# ...Pet litter?



## denalieast (Jul 27, 2015)

So I heard from a friend that a friend of his told him that they found apple wood shavings are being marketed as pet litter at some pet stores right now and are therefore dirt cheap.  Does anyone here have any experience with this or anything similar?  Any red flags, things to look out for, or positive recommendations?

Thanks,

Steve


----------



## sfprankster (Jul 27, 2015)

Avoid lumps, clumps, wet areas and letting kitty use it before you put it in your smoker...


----------



## daveomak (Jul 28, 2015)

I buy fruit wood chips from W-Mart in the sporting goods section...   they usually are for the Big Chief smokers....    
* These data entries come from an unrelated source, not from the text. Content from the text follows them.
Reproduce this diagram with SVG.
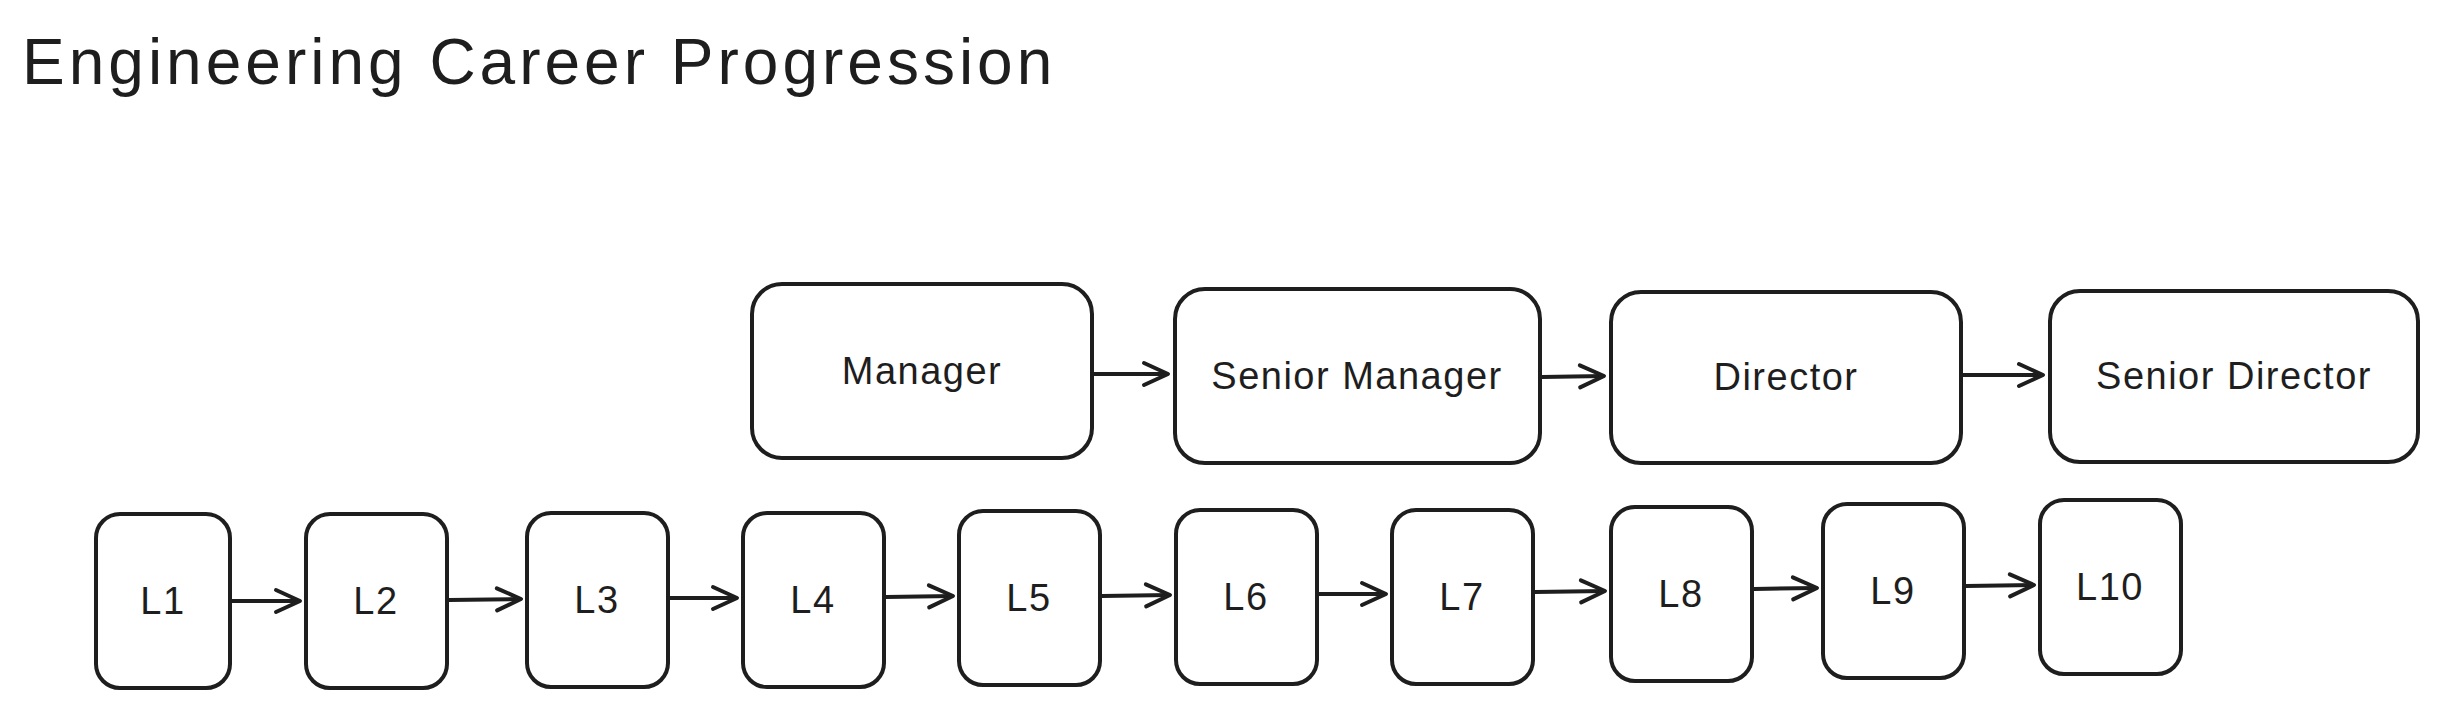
<svg xmlns="http://www.w3.org/2000/svg" width="2437" height="711" viewBox="0 0 2437 711">
<style>
.b{fill:#fff;stroke:#1e1e1e;stroke-width:4}
.t{font-family:"Liberation Sans",sans-serif;font-size:38px;letter-spacing:1.5px;fill:#1e1e1e;text-anchor:middle;dominant-baseline:central}
.c{stroke:#1e1e1e;stroke-width:4;fill:none;marker-end:url(#a)}
</style>
<defs><marker id="a" viewBox="0 0 20 20" refX="18" refY="10" markerWidth="20" markerHeight="20" markerUnits="userSpaceOnUse" orient="auto" overflow="visible"><path d="M-6,-1 L18,10 L-6,21" fill="none" stroke="#1e1e1e" stroke-width="4" stroke-linecap="round" stroke-linejoin="round"/></marker></defs>
<rect width="2437" height="711" fill="#fff"/>
<text x="22" y="84" font-family="Liberation Sans,sans-serif" font-size="64" letter-spacing="4" fill="#1e1e1e">Engineering Career Progression</text>
<g id="manager"><rect class="b" x="752" y="284" width="340" height="174" rx="30"/><text class="t" x="922" y="371">Manager</text></g>
<g id="senior-manager"><rect class="b" x="1175" y="289" width="365" height="174" rx="30"/><text class="t" x="1357" y="376">Senior Manager</text></g>
<g id="director"><rect class="b" x="1611" y="292" width="350" height="171" rx="30"/><text class="t" x="1786" y="377">Director</text></g>
<g id="senior-director"><rect class="b" x="2050" y="291" width="368" height="171" rx="30"/><text class="t" x="2234" y="376">Senior Director</text></g>
<g id="L1"><rect class="b" x="96" y="514" width="134" height="174" rx="24"/><text class="t" x="163" y="601">L1</text></g>
<g id="L2"><rect class="b" x="306" y="514" width="141" height="174" rx="24"/><text class="t" x="376" y="601">L2</text></g>
<g id="L3"><rect class="b" x="527" y="513" width="141" height="174" rx="24"/><text class="t" x="597" y="600">L3</text></g>
<g id="L4"><rect class="b" x="743" y="513" width="141" height="174" rx="24"/><text class="t" x="813" y="600">L4</text></g>
<g id="L5"><rect class="b" x="959" y="511" width="141" height="174" rx="24"/><text class="t" x="1029" y="598">L5</text></g>
<g id="L6"><rect class="b" x="1176" y="510" width="141" height="174" rx="24"/><text class="t" x="1246" y="597">L6</text></g>
<g id="L7"><rect class="b" x="1392" y="510" width="141" height="174" rx="24"/><text class="t" x="1462" y="597">L7</text></g>
<g id="L8"><rect class="b" x="1611" y="507" width="141" height="174" rx="24"/><text class="t" x="1681" y="594">L8</text></g>
<g id="L9"><rect class="b" x="1823" y="504" width="141" height="174" rx="24"/><text class="t" x="1893" y="591">L9</text></g>
<g id="L10"><rect class="b" x="2040" y="500" width="141" height="174" rx="24"/><text class="t" x="2110" y="587">L10</text></g>
<g id="connectors">
<path class="c" d="M1094 374 L1168 374"/>
<path class="c" d="M1542 377 L1604 376"/>
<path class="c" d="M1963 375 L2043 375"/>
<path class="c" d="M232 601 L300 601"/>
<path class="c" d="M449 600 L521 599"/>
<path class="c" d="M670 598 L737 598"/>
<path class="c" d="M886 597 L953 596"/>
<path class="c" d="M1102 596 L1170 595"/>
<path class="c" d="M1319 594 L1386 594"/>
<path class="c" d="M1535 592 L1605 591"/>
<path class="c" d="M1754 589 L1817 588"/>
<path class="c" d="M1966 586 L2034 585"/>
</g>
</svg>
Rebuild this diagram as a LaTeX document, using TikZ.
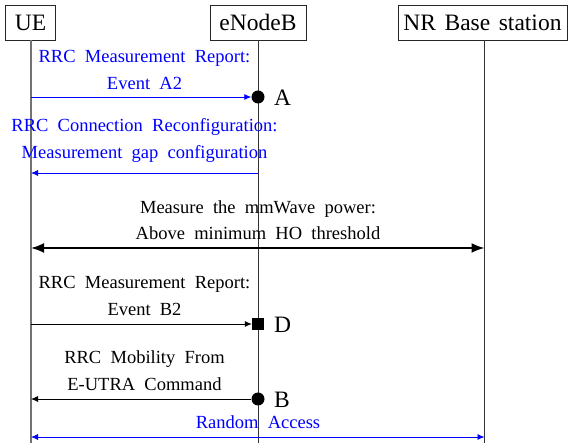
\documentclass[tikz,border=0pt]{standalone}
\usepackage{fontspec}
\setmainfont[WordSpace=2]{Liberation Serif}
\newfontfamily\labelfont[WordSpace=1.45]{Liberation Serif}
\usetikzlibrary{arrows.meta}
\definecolor{msgblue}{RGB}{0,0,255}
\tikzset{
  entity/.style={draw=black!85, line width=0.8pt, inner sep=0pt, minimum height=35pt,
    font=\labelfont\fontsize{23.5}{26}\selectfont},
  lifeline/.style={draw=black!80, line width=0.8pt},
  msgtext/.style={align=center, font=\fontsize{18.5}{26.5}\selectfont, inner sep=0pt},
  msg/.style={line width=0.8pt, -{Latex[length=7pt,width=6pt]}},
  biglink/.style={line width=1.8pt, {Latex[length=13pt,width=10pt]}-{Latex[length=13pt,width=10pt]}},
  thinlink/.style={line width=0.8pt, {Latex[length=7pt,width=6pt]}-{Latex[length=7pt,width=6pt]}},
  dotmark/.style={circle, fill=black, minimum size=13pt, inner sep=0pt},
  sqmark/.style={rectangle, fill=black, minimum size=12pt, inner sep=0pt},
  tag/.style={font=\labelfont\fontsize{23.5}{26}\selectfont, anchor=west, inner sep=0pt}
}
\begin{document}
\begin{tikzpicture}[x=1pt, y=-1pt]
  \useasboundingbox (0,0) rectangle (571,443);

  % participants
  \node[entity, minimum width=50pt]  (ue)  at (30.5,22.5) {UE};
  \node[entity, minimum width=96pt]  (enb) at (258,22.5) {eNodeB};
  \node[entity, minimum width=169pt] (nr)  at (482.5,22.5) {NR Base station};

  % lifeline ends
  \coordinate (ueEnd)  at (31,443);
  \coordinate (enbEnd) at (258,443);
  \coordinate (nrEnd)  at (484.5,443);
  \draw[lifeline, draw=black!55, line width=1.2pt] (ue.south -| ueEnd) -- (ueEnd);
  \draw[lifeline] (enb.south) -- (enbEnd);
  \draw[lifeline] (nr.south -| nrEnd) -- (nrEnd);

  % RRC measurement report, event A2
  \node[msgtext, text=msgblue] (txtA) at (144.5,70) {RRC Measurement Report:\\Event A2};
  \coordinate (ueA) at (31,97);
  \node[dotmark] (dotA) at (258,97) {};
  \node[tag] (tagA) at (274,98) {A};
  \draw[msg, msgblue] (ueA) -- (dotA.west);

  % RRC connection reconfiguration
  \node[msgtext, text=msgblue] (txtR) at (144.5,140.5) {RRC Connection Reconfiguration:\\Measurement gap configuration};
  \coordinate (enbR) at (258,173);
  \coordinate (ueR) at (31,173);
  \draw[msg, msgblue] (enbR) -- (ueR);

  % mmWave power measurement
  \node[msgtext] (txtM) at (258,220) {Measure the mmWave power:\\Above minimum HO threshold};
  \coordinate (ueM) at (31,248);
  \coordinate (nrM) at (484.5,248);
  \draw[biglink] (ueM) -- (nrM);

  % RRC measurement report, event B2
  \node[msgtext] (txtD) at (144.5,296) {RRC Measurement Report:\\Event B2};
  \coordinate (ueD) at (31,324);
  \node[sqmark] (sqD) at (258,324) {};
  \node[tag] (tagD) at (274,325) {D};
  \draw[msg] (ueD) -- (sqD.west);

  % RRC mobility from E-UTRA command
  \node[msgtext] (txtB) at (144.5,370.5) {RRC Mobility From\\E-UTRA Command};
  \node[dotmark] (dotB) at (258,399) {};
  \node[tag] (tagB) at (274,400) {B};
  \coordinate (ueB) at (31,399);
  \draw[msg] (dotB.west) -- (ueB);

  % random access
  \node[msgtext, text=msgblue] (txtRA) at (258,422) {Random Access};
  \coordinate (ueRA) at (31,437);
  \coordinate (nrRA) at (484.5,437);
  \draw[thinlink, msgblue] (ueRA) -- (nrRA);
\end{tikzpicture}
\end{document}
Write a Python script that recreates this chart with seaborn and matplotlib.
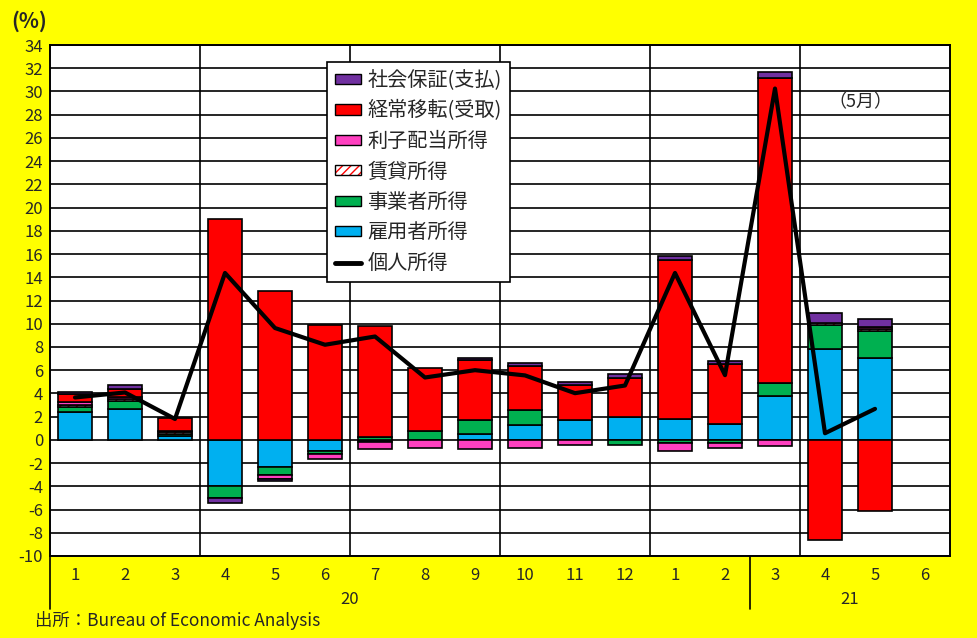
import numpy as np
import pandas as pd
import matplotlib
matplotlib.use("Agg")
import matplotlib.pyplot as plt
import seaborn as sns
from matplotlib.patches import Patch
from matplotlib.lines import Line2D
from matplotlib.legend_handler import HandlerTuple
import matplotlib.transforms as mtransforms

# ---------------- data ----------------
months = ["1", "2", "3", "4", "5", "6", "7", "8", "9", "10", "11", "12",
          "1", "2", "3", "4", "5", "6"]
years = ["20", "21"]
nan = np.nan
employee = [2.39, 2.64, 0.37, -4.00, -2.36, -0.95, -0.20, 0.00, 0.49, 1.26, 1.67, 1.95,
            1.81, 1.38, 3.79, 7.84, 7.04, nan]
business = [0.43, 0.69, 0.13, -1.00, -0.69, -0.29, 0.23, 0.80, 1.18, 1.33, 0.00, -0.46,
            -0.29, -0.29, 1.10, 2.02, 2.30, nan]
rental = [0.20, 0.20, 0.15, 0.00, 0.00, 0.00, 0.00, 0.00, 0.00, 0.00, 0.00, 0.00,
          0.00, 0.00, 0.00, 0.20, 0.20, nan]
interest = [0.20, 0.15, 0.14, 0.00, -0.31, -0.43, -0.57, -0.72, -0.78, -0.72, -0.46, 0.00,
            -0.63, -0.43, -0.49, 0.00, 0.14, nan]
transfer = [0.75, 0.69, 1.07, 19.00, 12.84, 9.88, 9.54, 5.36, 5.17, 3.73, 3.04, 3.34,
            13.68, 5.11, 26.29, -8.62, -6.12, nan]
social = [0.19, 0.34, 0.00, -0.43, -0.20, 0.00, 0.00, 0.00, 0.17, 0.26, 0.23, 0.37,
          0.34, 0.29, 0.52, 0.86, 0.72, nan]
personal = [3.65, 4.08, 1.80, 14.37, 9.63, 8.19, 8.90, 5.37, 6.00, 5.55, 4.02, 4.68,
            14.37, 5.57, 30.25, 0.57, 2.67, nan]

labels = ["社会保証(支払)", "経常移転(受取)", "利子配当所得", "賃貸所得",
          "事業者所得", "雇用者所得", "個人所得"]

# ---------------- style ----------------
sns.set_theme(style="white")
plt.rcParams["font.family"] = ["Noto Sans CJK JP", "DejaVu Sans"]
YELLOW = "#FFFF00"
C_PURPLE = "#7030A0"
C_RED = "#FF0000"
C_PINK = "#FF40C0"
C_GREEN = "#00B050"
C_BLUE = "#00B0F0"

W, H = 977, 638
fig = plt.figure(figsize=(W / 100, H / 100), dpi=100, facecolor=YELLOW)
ax = fig.add_axes([50 / W, 1 - 556 / H, 900 / W, (556 - 45) / H])
ax.set_facecolor("white")

x = np.arange(len(months))
df = pd.DataFrame({"x": x, "employee": employee, "business": business, "rental": rental,
                   "interest": interest, "transfer": transfer, "social": social,
                   "personal": personal})

order = [("employee", C_BLUE, None), ("business", C_GREEN, None), ("rental", "white", "////"),
         ("interest", C_PINK, None), ("transfer", C_RED, None), ("social", C_PURPLE, None)]
pos_base = np.zeros(len(x))
neg_base = np.zeros(len(x))
bw = 0.69
for col, color, hatch in order:
    v = df[col].fillna(0).to_numpy()
    bottoms = np.where(v >= 0, pos_base, neg_base)
    mask = v != 0
    if hatch:
        ax.bar(x[mask], v[mask], bottom=bottoms[mask], width=bw, color="white",
               edgecolor=C_RED, hatch=hatch, linewidth=0, zorder=3)
        ax.bar(x[mask], v[mask], bottom=bottoms[mask], width=bw, color="none",
               edgecolor="black", linewidth=1.2, zorder=3)
    else:
        ax.bar(x[mask], v[mask], bottom=bottoms[mask], width=bw, color=color,
               edgecolor="black", linewidth=1.2, zorder=3)
    pos_base = pos_base + np.where(v > 0, v, 0)
    neg_base = neg_base + np.where(v < 0, v, 0)

sns.lineplot(data=df.dropna(subset=["personal"]), x="x", y="personal", ax=ax, color="black",
             linewidth=3.0, sort=False, zorder=4, legend=False)

ax.set_xlim(-0.5, 17.5)
ax.set_ylim(-10, 34)
ax.set_yticks(range(-10, 35, 2))
ax.set_yticklabels([str(v) for v in range(-10, 35, 2)], fontsize=12)
ax.set_xticks(x)
ax.set_xticklabels(months, fontsize=12)
ax.set_xticks([2.5, 5.5, 8.5, 11.5, 14.5], minor=True)
ax.tick_params(axis="both", which="both", length=0)
ax.tick_params(axis="x", pad=8)
ax.tick_params(axis="y", pad=5)
ax.grid(axis="y", which="major", color="black", linewidth=1.2, zorder=1)
ax.grid(axis="x", which="minor", color="black", linewidth=1.2, zorder=1)
ax.grid(axis="x", which="major", visible=False)
ax.set_axisbelow(True)
ax.set_xlabel("")
ax.set_ylabel("")
for s in ax.spines.values():
    s.set_visible(True)
    s.set_color("black")
    s.set_linewidth(1.4)

# category group axis
trans = mtransforms.blended_transform_factory(ax.transData, ax.transAxes)
ax.text(5.5, -0.086, years[0], transform=trans, ha="center", va="center", fontsize=12)
ax.text(15.5, -0.086, years[1], transform=trans, ha="center", va="center", fontsize=12)
for xs in (-0.5, 13.5):
    ax.add_line(Line2D([xs, xs], [0, -0.103], transform=trans, color="black",
                       linewidth=1.2, clip_on=False))

# legend
handles = [
    Patch(facecolor=C_PURPLE, edgecolor="black"),
    Patch(facecolor=C_RED, edgecolor="black"),
    Patch(facecolor=C_PINK, edgecolor="black"),
    (Patch(facecolor="white", edgecolor=C_RED, hatch="////", linewidth=0),
     Patch(facecolor="none", edgecolor="black")),
    Patch(facecolor=C_GREEN, edgecolor="black"),
    Patch(facecolor=C_BLUE, edgecolor="black"),
    Line2D([0], [0], color="black", linewidth=3.5),
]
leg = ax.legend(handles, labels, loc="upper left",
                bbox_to_anchor=(327 / W, 1 - 62 / H), bbox_transform=fig.transFigure,
                fontsize=14.5, frameon=True, fancybox=False, framealpha=1,
                edgecolor="black", handlelength=1.3, handleheight=0.42,
                handletextpad=0.3, labelspacing=0.47, borderpad=0.4, borderaxespad=0,
                handler_map={tuple: HandlerTuple(ndivide=1, pad=0)})
leg.get_frame().set_linewidth(1.2)
leg.set_zorder(10)

ax.text(15.7, 29.1, "（5月）", ha="center", va="center", fontsize=13, zorder=5)

fig.text(11 / W, 1 - 21 / H, "(%)", ha="left", va="center", fontsize=15, fontweight="bold")
fig.text(35 / W, 1 - 621 / H, "出所：Bureau of Economic Analysis", ha="left", va="center",
         fontsize=12.5)

fig.savefig("out.png", dpi=100, facecolor=YELLOW)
Those chips for animal litter.....  who knows where they come from....  maybe some guy chipping up trees from an orchard that is pulling out trees...   loaded into the back of a truck and hauled and packaged who knows where.....    I wouldn't smoke food my family was eating, using littler chips....  

I tried corn cob littler once....  it said no additives on the label....   food tasted terrible...     something was wrong....   after the corn kernels were removed, the cobs could have been stored anywhere....  maybe even rats living in the cob pile....  if I had given it more thought I would not have purchased them in the first place....


----------